Et la parole fuse. Pour Gérard, « traceur de coques », qui se voyait gamin en école des beaux-arts, c’était « un métier artistique ». Ses résultats scolaires l’emmèneront plutôt aux chantiers navals de Bordeaux. Il vit la fermeture girondine en 1969, avant d’échouer à Nantes en dessinateur, entre les cols blancs et les ouvriers dans le cambouis, soit « l’aristocratie ouvrière ». Chaque jour, se souvient un autre ancien, « on avait droit à la sirène ». À l’embauche et à la débauche. Dans les vestiaires, ça discutait « sur un plan politique, sur un plan sportif ». On commentait le journal, charriait beaucoup. « Moi, ce que j’me souviens, raconte un ancien électricien à bord, c’est que l’hiver, on se les gelait, et l’été, on crevait de chaud ! Ce qui était pénible, c’étaient les conditions à bord, et puis le bruit. » Et de pointer les collègues cognant la tôle. « On parle maintenant d’amiante… Ben, nous, on vivait dans un nuage d’amiante ! Les menuisiers découpaient des cabines, y avait 80 % d’amiante dedans ! »

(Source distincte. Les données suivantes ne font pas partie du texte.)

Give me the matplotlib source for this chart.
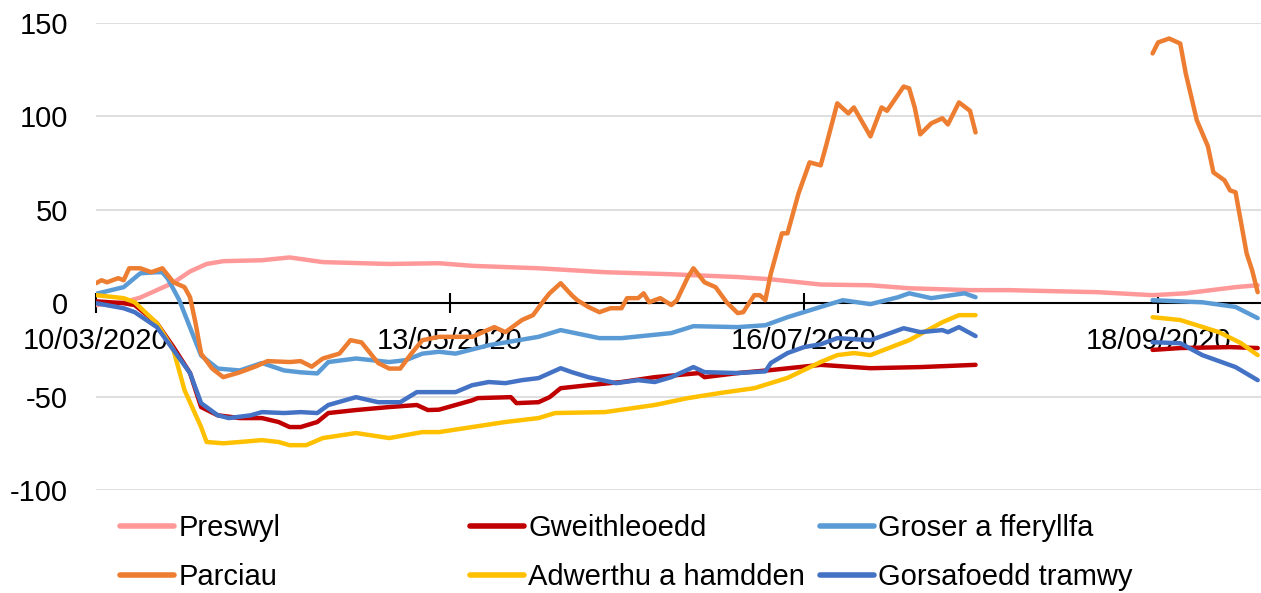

Au fil des souvenirs de la besogne remontent aussi les histoires de p’tits gars servant de larbins aux anciens, des anecdotes autour de la gamelle, le flot des surnoms… « Tête d’horloge », « Jojo de Moscou », « Beau tronc », « Palpe tout », « Capitaine Cradoc », « Pied de parpaing », « Vise au trou », « la Bernique »… Des noms au diapason d’un langage, avec ses tics, son phrasé, sa ponctuation, ses verves, entre le ronflement des sirènes et le martèlement des outils sur la matière, l’éclat des revendications sociales.

Soit une matière sonore dense, qui habille remarquablement le documentaire, que les réalisateurs ont puisée au sein de la Maison des hommes. « Alors que la fermeture des chantiers leur apparaissait inéluctable, relèvent les réalisateurs, certains ont compris la nécessité de conserver les traces sonores des différents métiers impliqués dans la construction des navires. » Des traces qui offrent une texture et un rythme au récit, qui permettent aussi d’imaginer « ce que pouvait être le quotidien de ces hommes. Il était pertinent, ensuite, d’opposer ces sons avec le relatif silence qui domine aujourd’hui le site ». Où, justement, rien n’est cicatrisé, où l’on entretient (pour combien de temps encore ?) « un mode d’être, un mode de se comporter au travail, souligne un ouvrier. Ça a encore des choses à dire aujourd’hui, ça mérite encore d’être raconté ». Si bien que la Navale restera.